Al igual que en Tenerife con una obra de Emilio Coello estrenada por la Sinfónica, el acto institucional del primer siglo del Cabildo de Gran Canaria culminó con un concierto de su Filarmónica encabezado por el estreno de Las campanas de Gran Canaria. El autor, Pedro Halffter, director titular y artístico de la orquesta, lo dedicó amablemente a la corporación centenaria. Utiliza en toda la pieza un motivo de dos notas tomado del más sencillo toque de las campanas del la catedral de Santa Ana y lo desarrolla ingeniosamente con una técnica repetitiva que desplaza sucesivamente el acento y los planos de distancia. Desde la entrada del arpa, subrayada por maderas como entre brumas de amanecida, hasta el último impulso, la incorporación de timbres que se desplazan y el juego de intensidades irisan el escueto material y sus alternativas rítmicas, evocando los celajes de las horas del día con bien controlada delicadeza, sin efectismos ni grandes contrastes dinámicos. Domina una suspensión esponjosa y blanda, entre puntillista y alargada en pedales graves, que ratifica la poética de evocación por encima de la descripción realista, y despliega un peculiar minimalismo en la sostenida austeridad del material temático. Halffter ha entregado una pieza de circunstancias sin traicionarse a sí mismo.
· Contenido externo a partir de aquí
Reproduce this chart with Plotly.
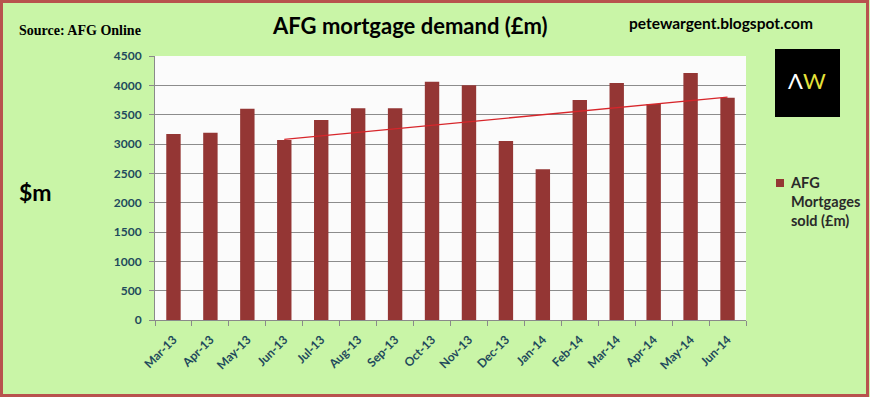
import plotly.graph_objects as go

months = ["Mar-13", "Apr-13", "May-13", "Jun-13", "Jul-13", "Aug-13", "Sep-13", "Oct-13",
          "Nov-13", "Dec-13", "Jan-14", "Feb-14", "Mar-14", "Apr-14", "May-14", "Jun-14"]
mortgages = [3170, 3190, 3600, 3070, 3410, 3610, 3610, 4060,
             4000, 3050, 2570, 3750, 4040, 3680, 4210, 3790]
trend_x = ["Jun-13", "Jun-14"]
trend_y = [3080, 3800]
y_ticks = [0, 500, 1000, 1500, 2000, 2500, 3000, 3500, 4000, 4500]
series_name = "AFG<br>Mortgages<br>sold (£m)"

W, H = 870, 397
L, R, T, B = 155, 746, 56, 320

def px(x):
    return (x - L) / (R - L)

def py(y):
    return (B - y) / (B - T)

BAR = "#943634"
GREEN = "#C9F5A7"
TICKC = "#1F4A5C"

fig = go.Figure()
fig.add_trace(go.Bar(x=months, y=mortgages, name="AFG Mortgages sold (£m)",
                     marker=dict(color=BAR, line=dict(width=0)), showlegend=False))
fig.add_trace(go.Scatter(x=trend_x, y=trend_y, mode="lines", showlegend=False,
                         line=dict(color="#D7262B", width=1.3), hoverinfo="skip"))

fig.update_layout(
    width=W, height=H,
    margin=dict(l=L, r=W - R, t=T, b=H - B, autoexpand=False),
    paper_bgcolor=GREEN, plot_bgcolor="#FBFBFB",
    bargap=0.61,
    font=dict(family="Lato, 'Open Sans', sans-serif", color="#222"),
    showlegend=False,
    xaxis=dict(type="category", tickson="boundaries", ticks="outside", ticklen=5,
               tickcolor="#8A8A8A", showline=True, linecolor="#8A8A8A", linewidth=1,
               tickangle=-45, tickfont=dict(size=12, color=TICKC, weight="bold"),
               ticklabelstandoff=7, showgrid=False, fixedrange=True),
    yaxis=dict(range=[0, 4500], tickvals=y_ticks, ticks="outside", ticklen=5,
               tickcolor="#8A8A8A", showline=True, linecolor="#8A8A8A", linewidth=1,
               gridcolor="#8C8C8C", gridwidth=1, zeroline=False,
               tickfont=dict(size=12, color=TICKC, weight="bold"), ticklabelstandoff=5),
)

shapes = [
    dict(type="rect", xref="paper", yref="paper", x0=px(1.5), x1=px(867.5), y0=py(395.5), y1=py(1.5),
         line=dict(color="#B8524E", width=3), fillcolor="rgba(0,0,0,0)", layer="above"),
    dict(type="rect", xref="paper", yref="paper", x0=px(775), x1=px(840), y0=py(117), y1=py(49),
         line=dict(width=0), fillcolor="#000000"),
    # legend swatch
    dict(type="rect", xref="paper", yref="paper", x0=px(776), x1=px(784), y0=py(187), y1=py(179),
         line=dict(width=0), fillcolor=BAR),
]
fig.update_layout(shapes=shapes)

anns = [
    dict(text="<b>AFG mortgage demand (£m)</b>", x=px(410), y=py(25), font=dict(size=22, color="#000",
         family="Lato, sans-serif")),
    dict(text="<b>Source: AFG Online</b>", x=px(17), y=py(31), xanchor="left",
         font=dict(size=14, color="#000", family="'Liberation Serif', 'DejaVu Serif', serif")),
    dict(text="<b>petewargent.blogspot.com</b>", x=px(721), y=py(23),
         font=dict(size=15.5, color="#000", family="Lato, sans-serif")),
    dict(text="<b>$m</b>", x=px(17), y=py(192), xanchor="left",
         font=dict(size=23, color="#000", family="Lato, sans-serif")),
    dict(text="<span style='color:#FFFFFF'>Λ</span><span style='color:#E6E23A'>W</span>",
         x=px(807), y=py(80), font=dict(size=22, family="Lato, sans-serif", weight="normal")),
    dict(text="<b>" + series_name + "</b>", x=px(788), y=py(172), xanchor="left", yanchor="top",
         align="left", font=dict(size=14.5, color="#2a2a2a", family="Lato, sans-serif")),
]
for a in anns:
    a.setdefault("xanchor", "center")
    a.setdefault("yanchor", "middle")
    fig.add_annotation(xref="paper", yref="paper", showarrow=False, **a)

fig.write_html("out.html", config={"displayModeBar": False, "staticPlot": True},
               post_script="document.body.style.margin='0';document.body.style.overflow='hidden';")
En el programa volvimos a oír el primer Concierto de Liszt en las manos esplendorosas de Iván Martín, en su discurso romántico, siempre potente, y en el perfecto dominio virtuosístico. El slancio de su fraseo guarda proporción idónea con el gran estilo y la elegancia. Un orgullo para la música canaria. No fue perfecta la prestación orquestal, con frecuentes desajustes y sonoridad abrupta en las correcciones del tempo desviado, a resultas, quizás, de un ensayo orquestal insuficiente para un texto poco convencional en concertación y abundante en señales anti-cuadratura.
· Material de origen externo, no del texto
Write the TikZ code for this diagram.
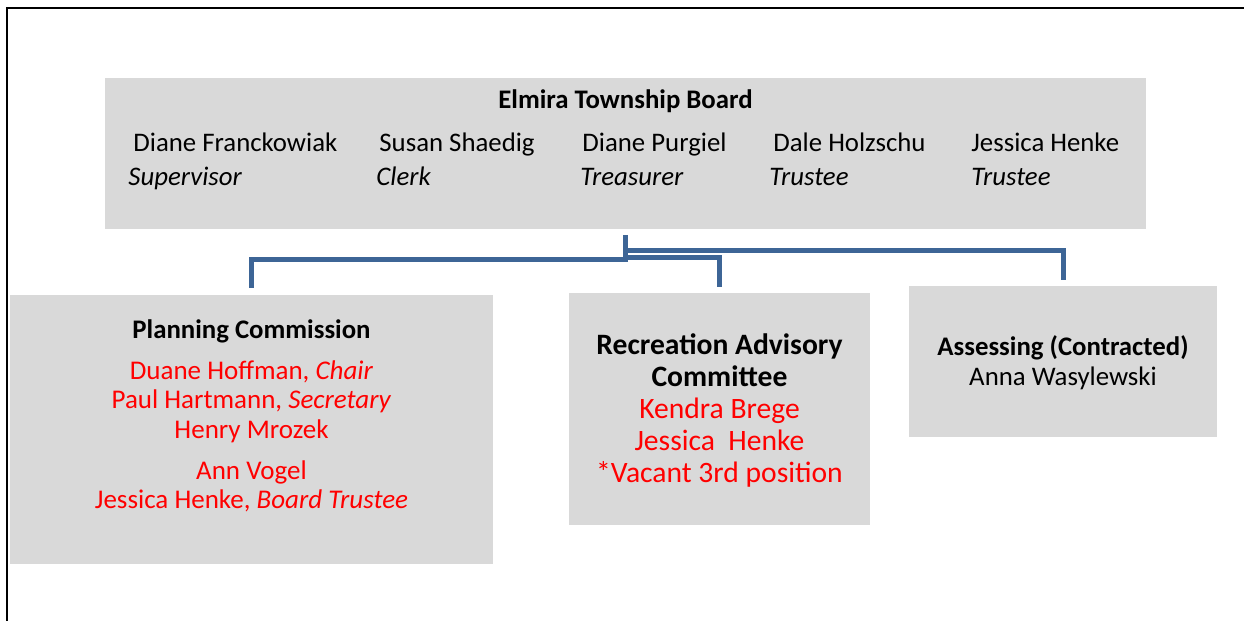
\documentclass[tikz,border=0pt]{standalone}
\usepackage{fontspec}
\setmainfont{Carlito}
\usetikzlibrary{positioning}
\definecolor{boxgray}{HTML}{D9D9D9}
\definecolor{linkblue}{RGB}{61,101,150}
\definecolor{namered}{HTML}{FF0000}

\begin{document}
\begin{tikzpicture}[x=0.5pt, y=-0.5pt,
    box/.style={fill=boxgray, inner sep=0pt, anchor=north west},
    title/.style={font=\bfseries\fontsize{13.4}{16}\selectfont, inner sep=0pt, anchor=base},
    member/.style={font=\fontsize{13.4}{16}\selectfont, inner sep=0pt, anchor=base west},
    redline/.style={text=namered, font=\fontsize{13.5}{16}\selectfont, inner sep=0pt, anchor=base},
    link/.style={draw=linkblue, line width=2.5pt}
    ]
    \useasboundingbox (0,0) rectangle (1244,621);

    % page frame, top and left only
    \draw[line width=1pt] (7,621) -- (7,8) -- (1244,8);

    % Township board
    \node[box, minimum width=520.5pt, minimum height=75.5pt] (board) at (105,78) {};
    \node[title] (boardtitle) at (625.5,108.5) {Elmira Township Board};
    \foreach \nx/\rx/\who/\post [count=\i] in {133/128/Diane Franckowiak/Supervisor,
        379/376/Susan Shaedig/Clerk, 582/580/Diane Purgiel/Treasurer,
        773/769/Dale Holzschu/Trustee, 971/971/Jessica Henke/Trustee}{
      \node[member] (name\i) at (\nx,151.5) {\who};
      \node[member] (role\i) at (\rx,185.5) {\textit{\post}};
    }

    % Planning commission
    \node[box, minimum width=241.5pt, minimum height=134.5pt] (planning) at (10,295) {};
    \node[title] (pctitle) at (251.5,338.5) {Planning Commission};
    \foreach \y/\txt [count=\i] in {379/{Duane Hoffman, \textit{Chair}},
        408/{Paul Hartmann, \textit{Secretary}}, 438/{Henry Mrozek},
        479/{Ann Vogel}, 508/{Jessica Henke, \textit{Board Trustee}}}{
      \node[redline] (pc\i) at (251.5,\y) {\txt};
    }

    % Recreation advisory committee
    \node[box, minimum width=150.5pt, minimum height=116pt] (recreation) at (569,293) {};
    \node[title, font=\bfseries\fontsize{14.8}{18}\selectfont] (rectitle1) at (719.5,354) {Recreation Advisory};
    \node[title, font=\bfseries\fontsize{14.8}{18}\selectfont] (rectitle2) at (719.5,386) {Committee};
    \foreach \y/\txt [count=\i] in {418/{Kendra Brege}, 450/{Jessica\ \ Henke},
        482/{*Vacant 3rd position}}{
      \node[redline, font=\fontsize{14.8}{18}\selectfont] (rec\i) at (719.5,\y) {\txt};
    }

    % Assessing
    \node[box, minimum width=154pt, minimum height=75.5pt] (assessing) at (909,286) {};
    \node[title] (astitle) at (1063,355.5) {Assessing (Contracted)};
    \node[title, font=\fontsize{13.4}{16}\selectfont] (asname) at (1063,385.5) {Anna Wasylewski};

    % connectors
    \draw[link] ([yshift=-2.5pt]board.south) -- ++(0,25) -| ([yshift=3.5pt]planning.north);
    \draw[link] ([yshift=-2.5pt]board.south) ++(0,23) -| ([yshift=3pt]recreation.north);
    \draw[link] ([yshift=-2.5pt]board.south) ++(0,16) -| ([yshift=3pt]assessing.north);
\end{tikzpicture}
\end{document}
La Orquesta quiso asociar el centenario cabildicio al bicentenario de Wagner y de Verdi. Del primero, el inefable tándem del preludio y la muerte de amor de Tristán e Isolda, un poco más vivo de lo que uno sueña como canon ideal para degustar tanta música y tan prodigioso refinamiento armónico, pero correctamente leído. Y del segundo, la obertura de La forza del destino, muy desinhibida y en punta de carácter, pero poco más que una charanguita después del milagro tristanesco. Como bis, una desmelenada danza criolla de Ginastera que rompe todas las costuras de la brillantez rítmica.

Los himnos de Gran Canaria y de España dieron fin al concierto, con el público en pie.